Il datore di lavoro non può spiare le conversazioni Skype dei suoi dipendenti. Tecnologie, lavoro e privacy di nuovo al centro di una pronuncia del Garante privacy che ha accolto il ricorso di una lavoratrice che lamentava l’illecita acquisizione di conversazioni con clienti e fornitori, fatta dal datore di lavoro, e usate poi per licenziarla. Il Garante ha ribadito che “il contenuto di comunicazioni di tipo elettronico o telematico scambiate dai dipendenti nell’ambito del rapporto di lavoro godono di garanzie di segretezza tutelate anche a livello costituzionale”.

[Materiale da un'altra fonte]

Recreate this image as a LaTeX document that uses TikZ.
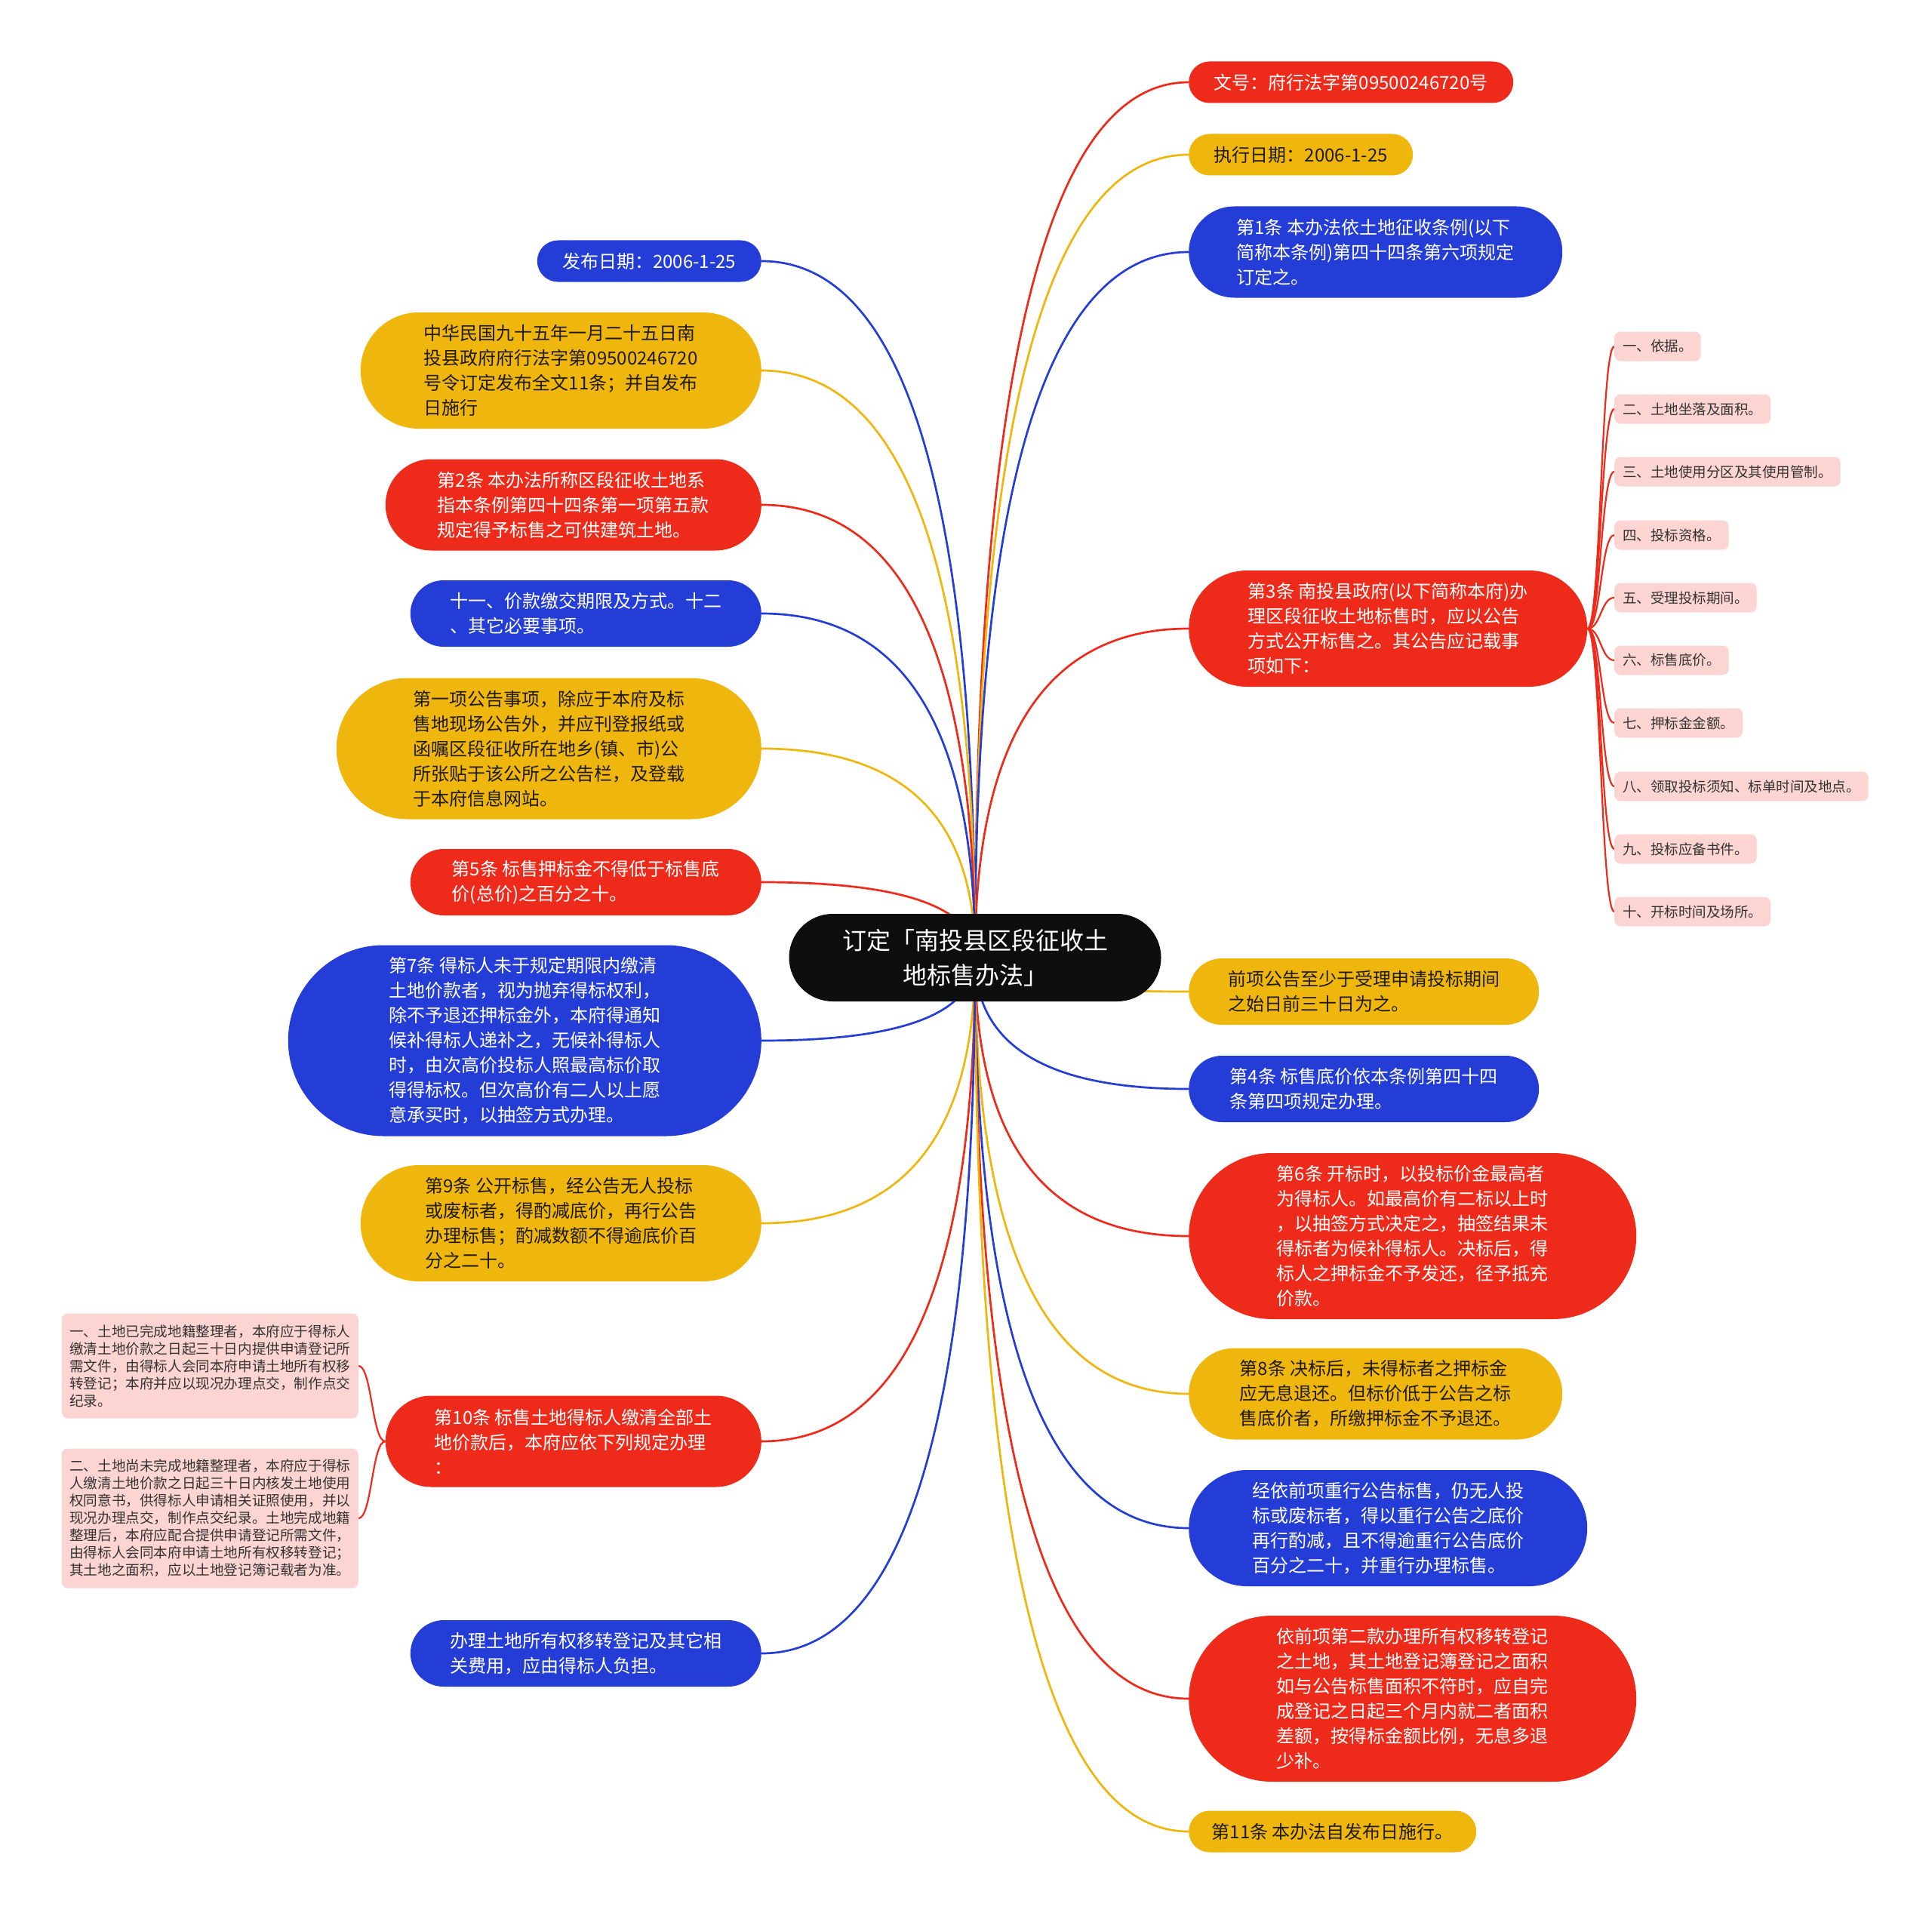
\documentclass[tikz,border=0pt]{standalone}
\usepackage{fontspec}
\setmainfont{Noto Sans CJK SC}
\usetikzlibrary{calc}
\definecolor{cred}{HTML}{EE2B1B}
\definecolor{cblue}{HTML}{243DD6}
\definecolor{cyel}{HTML}{EFB70E}
\definecolor{cpink}{HTML}{FCD5D2}
\definecolor{croot}{HTML}{0E0E0E}
\definecolor{cdark}{HTML}{1F1A0A}
\definecolor{cgray}{HTML}{333333}
\pgfdeclarelayer{back}\pgfdeclarelayer{bg}\pgfsetlayers{back,bg,main}
\tikzset{
  x=1pt,y=-1pt,
  box/.style={inner sep=0pt, align=left, font=\fontsize{24}{33}\selectfont},
  pill/.style 2 args={minimum width=#1, minimum height=#2, rounded corners=#2/2},
  rbox/.style={box, fill=cred, text=white},
  bbox/.style={box, fill=cblue, text=white},
  ybox/.style={box, fill=cyel, text=cdark},
  sitem/.style={inner xsep=11pt, inner ysep=0pt, minimum height=39, rounded corners=8, fill=cpink, text=cgray, font=\fontsize{18.5}{24}\selectfont, anchor=west},
  litem/.style={inner sep=0pt, minimum width=393, rounded corners=8, fill=cpink, text=cgray, align=left, font=\fontsize{18.6}{23}\selectfont, anchor=east},
  edge/.style={line width=2.7pt},
  subedge/.style={line width=2.2pt, draw=cred},
}
\newcommand\mmedge[2]{\draw[edge,draw=#1] (root.center) .. controls ($(root.center)!0.667!(root.center |- #2)$) and ($(#2)!0.667!(root.center |- #2)$) .. (#2);}
\newcommand\mmsub[2]{\draw[subedge] (#1) .. controls ($(#1)!0.5!(#1 -| #2)$) and ($(#2)!0.5!(#2 -| #1)$) .. (#2);}
\begin{document}
\begin{tikzpicture}
\useasboundingbox (0,0) rectangle (2560,2539);
\begin{pgfonlayer}{back}
\fill[white] (0,0) rectangle (2560,2539);
\end{pgfonlayer}

% root
\node[fill=croot, text=white, align=center, inner sep=0pt, font=\fontsize{32}{46}\selectfont, pill={493}{116}] (root) at (1292,1269) {订定「南投县区段征收土\\地标售办法」};

% right side
\node[rbox, anchor=west, pill={430}{55}] (r1) at (1575,109) {文号：府行法字第09500246720号};
\node[ybox, anchor=west, pill={297}{55}] (r2) at (1575,205) {执行日期：2006-1-25};
\node[bbox, anchor=west, pill={495}{121}] (r3) at (1575,334) {第1条 本办法依土地征收条例(以下\\简称本条例)第四十四条第六项规定\\订定之。};
\node[rbox, anchor=west, pill={528}{154}] (r4) at (1575,833) {第3条 南投县政府(以下简称本府)办\\理区段征收土地标售时，应以公告\\方式公开标售之。其公告应记载事\\项如下：};
\node[ybox, anchor=west, pill={464}{88}] (r5) at (1575,1314) {前项公告至少于受理申请投标期间\\之始日前三十日为之。};
\node[bbox, anchor=west, pill={464}{88}] (r6) at (1575,1443) {第4条 标售底价依本条例第四十四\\条第四项规定办理。};
\node[rbox, anchor=west, pill={593}{220}] (r7) at (1575,1638) {第6条 开标时，以投标价金最高者\\为得标人。如最高价有二标以上时\\，以抽签方式决定之，抽签结果未\\得标者为候补得标人。决标后，得\\标人之押标金不予发还，径予抵充\\价款。};
\node[ybox, anchor=west, pill={495}{121}] (r8) at (1575,1847) {第8条 决标后，未得标者之押标金\\应无息退还。但标价低于公告之标\\售底价者，所缴押标金不予退还。};
\node[bbox, anchor=west, pill={528}{154}] (r9) at (1575,2025) {经依前项重行公告标售，仍无人投\\标或废标者，得以重行公告之底价\\再行酌减，且不得逾重行公告底价\\百分之二十，并重行办理标售。};
\node[rbox, anchor=west, pill={593}{220}] (r10) at (1575,2251) {依前项第二款办理所有权移转登记\\之土地，其土地登记簿登记之面积\\如与公告标售面积不符时，应自完\\成登记之日起三个月内就二者面积\\差额，按得标金额比例，无息多退\\少补。};
\node[ybox, anchor=west, pill={381}{55}] (r11) at (1575,2427) {第11条 本办法自发布日施行。};

% left side
\node[bbox, anchor=east, pill={297}{55}] (l1) at (1009,346) {发布日期：2006-1-25};
\node[ybox, anchor=east, pill={531}{154}] (l2) at (1009,491) {中华民国九十五年一月二十五日南\\投县政府府行法字第09500246720\\号令订定发布全文11条；并自发布\\日施行};
\node[rbox, anchor=east, pill={498}{121}] (l3) at (1009,669) {第2条 本办法所称区段征收土地系\\指本条例第四十四条第一项第五款\\规定得予标售之可供建筑土地。};
\node[bbox, anchor=east, pill={465}{88}] (l4) at (1009,813) {十一、价款缴交期限及方式。十二\\、其它必要事项。};
\node[ybox, anchor=east, pill={563}{187}] (l5) at (1009,992) {第一项公告事项，除应于本府及标\\售地现场公告外，并应刊登报纸或\\函嘱区段征收所在地乡(镇、市)公\\所张贴于该公所之公告栏，及登载\\于本府信息网站。};
\node[rbox, anchor=east, pill={465}{88}] (l6) at (1009,1169) {第5条 标售押标金不得低于标售底\\价(总价)之百分之十。};
\node[bbox, anchor=east, pill={627}{253}] (l7) at (1009,1379) {第7条 得标人未于规定期限内缴清\\土地价款者，视为抛弃得标权利，\\除不予退还押标金外，本府得通知\\候补得标人递补之，无候补得标人\\时，由次高价投标人照最高标价取\\得得标权。但次高价有二人以上愿\\意承买时，以抽签方式办理。};
\node[ybox, anchor=east, pill={531}{154}] (l8) at (1009,1621) {第9条 公开标售，经公告无人投标\\或废标者，得酌减底价，再行公告\\办理标售；酌减数额不得逾底价百\\分之二十。};
\node[rbox, anchor=east, pill={498}{121}] (l9) at (1009,1910) {第10条 标售土地得标人缴清全部土\\地价款后，本府应依下列规定办理\\：};
\node[bbox, anchor=east, pill={465}{88}] (l10) at (1009,2191) {办理土地所有权移转登记及其它相\\关费用，应由得标人负担。};

% sub items of r4
\node[sitem] (s1) at (2139,459) {一、依据。};
\node[sitem] (s2) at (2139,542) {二、土地坐落及面积。};
\node[sitem] (s3) at (2139,625) {三、土地使用分区及其使用管制。};
\node[sitem] (s4) at (2139,709) {四、投标资格。};
\node[sitem] (s5) at (2139,792) {五、受理投标期间。};
\node[sitem] (s6) at (2139,875) {六、标售底价。};
\node[sitem] (s7) at (2139,958) {七、押标金金额。};
\node[sitem] (s8) at (2139,1042) {八、领取投标须知、标单时间及地点。};
\node[sitem] (s9) at (2139,1125) {九、投标应备书件。};
\node[sitem] (s10) at (2139,1208) {十、开标时间及场所。};

% sub items of l9
\node[litem, minimum height=139] (t1) at (475,1810) {一、土地已完成地籍整理者，本府应于得标人\\缴清土地价款之日起三十日内提供申请登记所\\需文件，由得标人会同本府申请土地所有权移\\转登记；本府并应以现况办理点交，制作点交\\纪录。};
\node[litem, minimum height=185] (t2) at (475,2012) {二、土地尚未完成地籍整理者，本府应于得标\\人缴清土地价款之日起三十日内核发土地使用\\权同意书，供得标人申请相关证照使用，并以\\现况办理点交，制作点交纪录。土地完成地籍\\整理后，本府应配合提供申请登记所需文件，\\由得标人会同本府申请土地所有权移转登记；\\其土地之面积，应以土地登记簿记载者为准。};

\begin{pgfonlayer}{bg}
\mmedge{cred}{r1.west}
\mmedge{cyel}{r2.west}
\mmedge{cblue}{r3.west}
\mmedge{cred}{r4.west}
\mmedge{cyel}{r5.west}
\mmedge{cblue}{r6.west}
\mmedge{cred}{r7.west}
\mmedge{cyel}{r8.west}
\mmedge{cblue}{r9.west}
\mmedge{cred}{r10.west}
\mmedge{cyel}{r11.west}
\mmedge{cblue}{l1.east}
\mmedge{cyel}{l2.east}
\mmedge{cred}{l3.east}
\mmedge{cblue}{l4.east}
\mmedge{cyel}{l5.east}
\mmedge{cred}{l6.east}
\mmedge{cblue}{l7.east}
\mmedge{cyel}{l8.east}
\mmedge{cred}{l9.east}
\mmedge{cblue}{l10.east}
\foreach \s in {s1,s2,s3,s4,s5,s6,s7,s8,s9,s10} {\mmsub{r4.east}{\s.west}}
\mmsub{l9.west}{t1.east}
\mmsub{l9.west}{t2.east}
\end{pgfonlayer}
\end{tikzpicture}
\end{document}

A seguito del provvedimento del Garante il datore di lavoro non potrà effettuare alcun trattamento dei dati personali contenuti nelle conversazioni ottenute in modo illecito, limitandosi alla conservazione di quelli finora raccolti ai fini di una eventuale acquisizione da parte dell’autorità giudiziaria. Nel caso esaminato, si legge nell’odierna newsletter dell’Autorità Garante privacy, “il datore di lavoro è incorso in una grave interferenza nelle comunicazioni, attuata, per sua stessa ammissione, attraverso l’installazione di un software sul computer assegnato alla dipendente in grado di visualizzare sia le conversazioni effettuate dalla ricorrente dalla propria postazione di lavoro prima di uscire dall’azienda, sia quelle avvenute successivamente da un computer collocato presso la propria abitazione”. Questa è una procedura in contrasto con la tutela della segretezza delle comunicazioni fatta dal nostro ordinamento, con le linee guida del Garante e con la stessa policy aziendale.
Scrive il Garante Privacy: “Pur spettando, infatti, al datore di lavoro definire le modalità di utilizzo degli strumenti aziendali, occorre comunque che queste rispettino la libertà e la dignità dei lavoratori, nonché i principi di correttezza (secondo cui le caratteristiche essenziali dei trattamenti di dati devono essere rese note ai lavoratori), di pertinenza e non eccedenza stabiliti dal Codice privacy. Principi questi da tenere ben presenti, in considerazione del fatto che l’esercizio del controllo da parte del datore di lavoro può determinare la raccolta di informazioni personali, anche non pertinenti, di natura sensibile oppure riferite a terzi”.